David C Glahn, PhD, Department of Psychiatry, The University of Texas Health Science Center at San Antonio, Mail Code 7792, 7703 Floyd Curl Drive, San Antonio, TX 78229-3900, USA. Fax: (210) 567–1291. e-mail: glahn@uthscsa.edu

Abstract

Objectives:  Impaired verbal declarative memory has been proposed as a trait marker for adult bipolar disorder. However, similar impairments in juvenile-onset bipolar disorder have not been yet documented. Here, we assessed declarative memory in a large sample of clinically well-characterized children with bipolar disorder.

Methods:  Forty-one children and adolescents with bipolar disorder [21 bipolar I disorder (BP-I), 10 bipolar II disorder (BP-II), and 10 bipolar disorder, not otherwise specified (BP-NOS)] and 17 demographically matched healthy participants completed a standardized learning and memory test.

Results:  BP-I children recalled and recognized significantly fewer words than healthy subjects, whereas children with BP-II and BP-NOS did not differ from controls. However, individuals with BP-NOS made more perseverative errors and intrusions than the other groups. Severity of mood symptomatology was not associated with memory performance in any bipolar subtype.

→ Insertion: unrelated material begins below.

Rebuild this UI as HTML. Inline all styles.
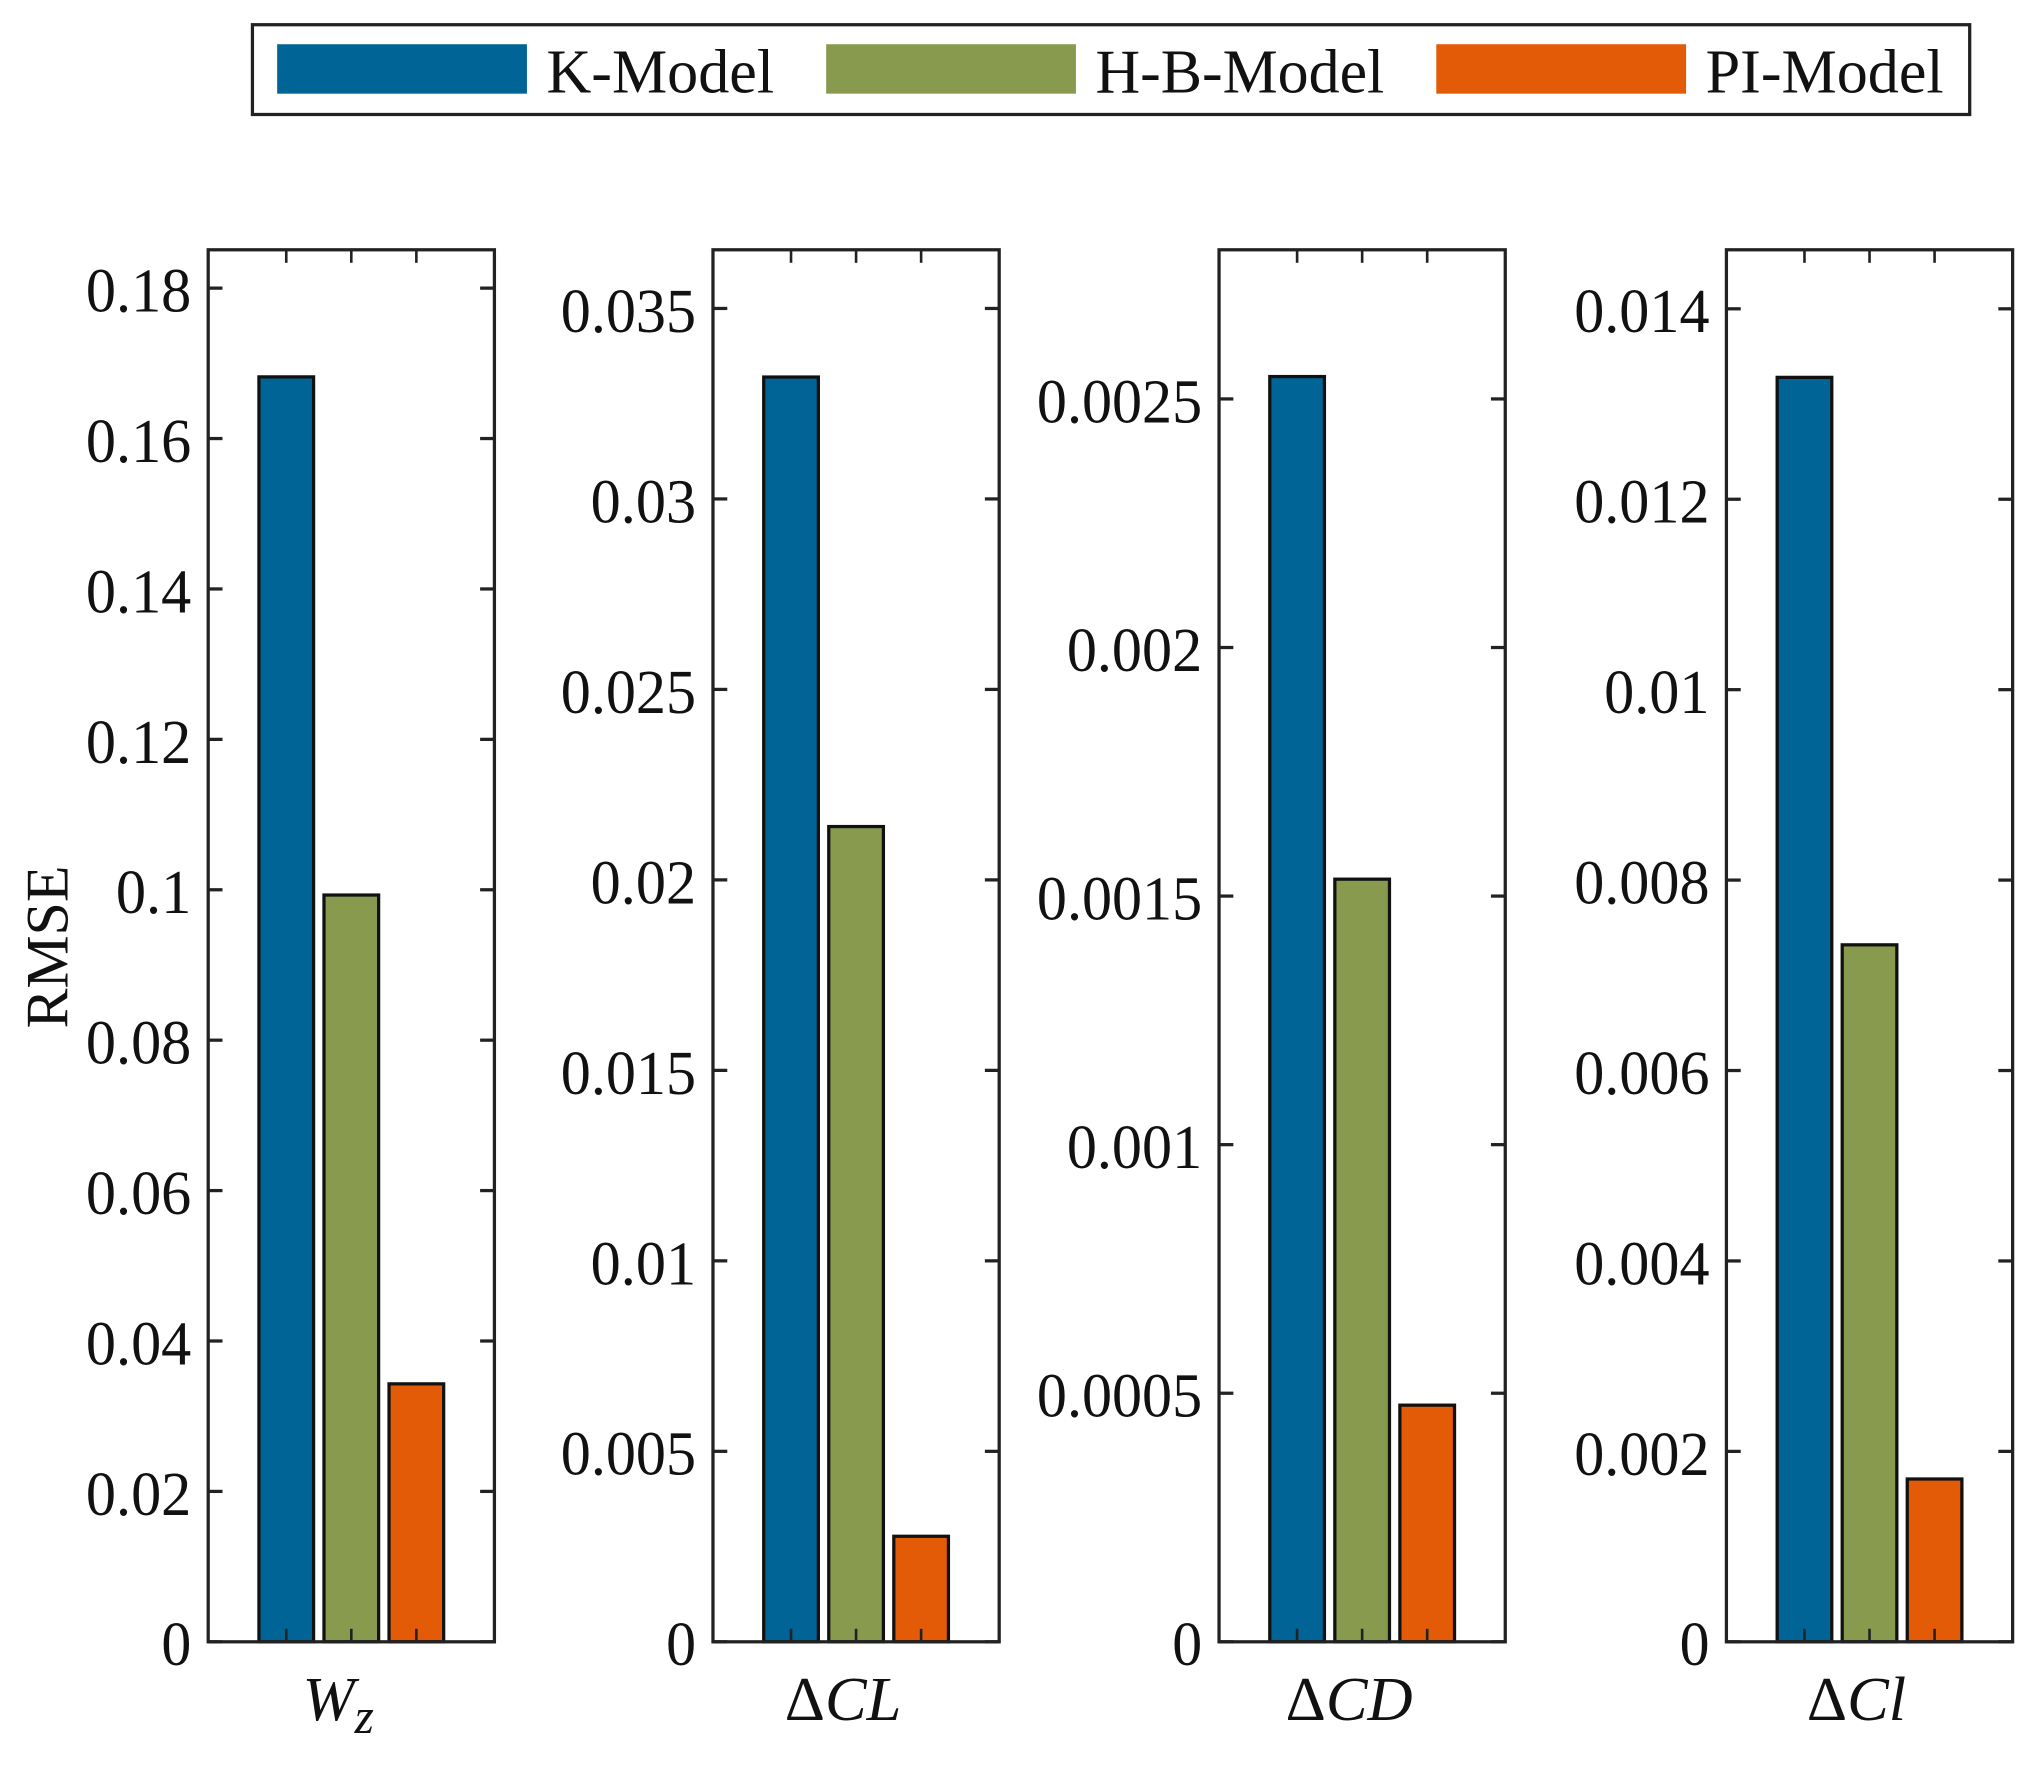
<!DOCTYPE html>
<html><head><meta charset="utf-8"><style>
html,body{margin:0;padding:0;background:#fff}
svg{display:block}
text{font-family:"Liberation Serif",serif;fill:#111}
</style></head><body>
<svg id="fig" xmlns="http://www.w3.org/2000/svg" width="2040" height="1768" viewBox="0 0 1568 1359">
<g>
<rect x="194" y="19" width="1320" height="69" fill="#fff" stroke="#222" stroke-width="2.5"/>
<g><rect x="213" y="34" width="192" height="38" fill="#006496"/><text x="420" y="71" font-size="48" textLength="175" lengthAdjust="spacingAndGlyphs">K-Model</text></g>
<g><rect x="635" y="34" width="192" height="38" fill="#889a4e"/><text x="842" y="71" font-size="48" textLength="222" lengthAdjust="spacingAndGlyphs">H-B-Model</text></g>
<g><rect x="1104" y="34" width="192" height="38" fill="#e35b07"/><text x="1311" y="71" font-size="48" textLength="183" lengthAdjust="spacingAndGlyphs">PI-Model</text></g>
</g>
<text transform="translate(52,728) rotate(-90)" text-anchor="middle" font-size="46">RMSE</text>
<g id="panels"></g>
</svg>
<script>
const categories = ["Wz", "ΔCL", "ΔCD", "ΔCl"];
const kModel = [0.1682, 0.0332, 0.002545, 0.01328];
const hbModel = [0.0993, 0.0214, 0.001534, 0.00732];
const piModel = [0.0343, 0.00277, 0.000476, 0.00171];
const yMax = [0.1851, 0.03654, 0.0028, 0.01462];
const tickLabels = [
  ["0","0.02","0.04","0.06","0.08","0.1","0.12","0.14","0.16","0.18"],
  ["0","0.005","0.01","0.015","0.02","0.025","0.03","0.035"],
  ["0","0.0005","0.001","0.0015","0.002","0.0025"],
  ["0","0.002","0.004","0.006","0.008","0.01","0.012","0.014"]
];
const seriesNames = ["k-model","h-b-model","pi-model"];
const colors = ["#006496","#889a4e","#e35b07"];
const NS = "http://www.w3.org/2000/svg";
const root = document.getElementById("panels");
const axLeft = [160, 548, 937, 1327];
const axW = 220, axTop = 192, axBot = 1262;
function mk(tag, attrs, parent){const e=document.createElementNS(NS,tag);for(const k in attrs)e.setAttribute(k,attrs[k]);parent.appendChild(e);return e;}
const series=[kModel,hbModel,piModel];
categories.forEach((cat,i)=>{
  const g=mk("g",{},root);
  
  
  const x0=axLeft[i], x1=x0+axW;
  const y=v=>axBot-(v/yMax[i])*(axBot-axTop);
  const cx=x0+axW/2, bw=42, step=50;
  series.forEach((s,j)=>{
    const bx=cx+(j-1)*step;
    const r=mk("rect",{x:bx-bw/2,y:y(s[i]),width:bw,height:axBot-y(s[i]),fill:colors[j],stroke:"#111","stroke-width":2.5},g);
    
    
    mk("line",{x1:bx,x2:bx,y1:axBot,y2:axBot-10,stroke:"#222","stroke-width":2},g);
    mk("line",{x1:bx,x2:bx,y1:axTop,y2:axTop+10,stroke:"#222","stroke-width":2},g);
  });
  const box=mk("rect",{x:x0,y:axTop,width:axW,height:axBot-axTop,fill:"none",stroke:"#222","stroke-width":2.5},g);
  
  
  tickLabels[i].forEach(lab=>{
    const v=parseFloat(lab), ty=y(v);
    mk("line",{x1:x0,x2:x0+11,y1:ty,y2:ty,stroke:"#222","stroke-width":2.5},g);
    mk("line",{x1:x1,x2:x1-11,y1:ty,y2:ty,stroke:"#222","stroke-width":2.5},g);
    const nd=(lab.match(/[0-9]/g)||[]).length, nt=(lab.match(/\./g)||[]).length;
    const t=mk("text",{x:x0-13,y:ty+18,"text-anchor":"end","font-size":48,textLength:nd*23+nt*12,lengthAdjust:"spacingAndGlyphs"},g);
    t.textContent=lab;
    
    
  });
  const xl=mk("text",{x:cx-10,y:1322,"text-anchor":"middle","font-size":48,"font-style":"italic"},g);
  
  
  if(cat==="Wz"){
    const a=mk("tspan",{},xl);a.textContent="W";
    const b=mk("tspan",{dy:10,"font-size":38},xl);b.textContent="z";
  } else {
    const a=mk("tspan",{"font-style":"normal"},xl);a.textContent="Δ";
    const b=mk("tspan",{},xl);b.textContent=cat.slice(1);
  }
});
</script>
</body></html>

Conclusions:  Findings suggest that declarative memory impairments in juvenile BP-I are similar to those seen in the adult form of the illness. These impairments do not appear to be secondary to clinical state; rather, they may reflect trait-related impairments. Distinct performance patterns in BP-I, BP-II, and BP-NOS suggest that the broadly defined phenotype is significantly heterogeneous, and may not be informative for pathogenetic investigations of bipolar disorder.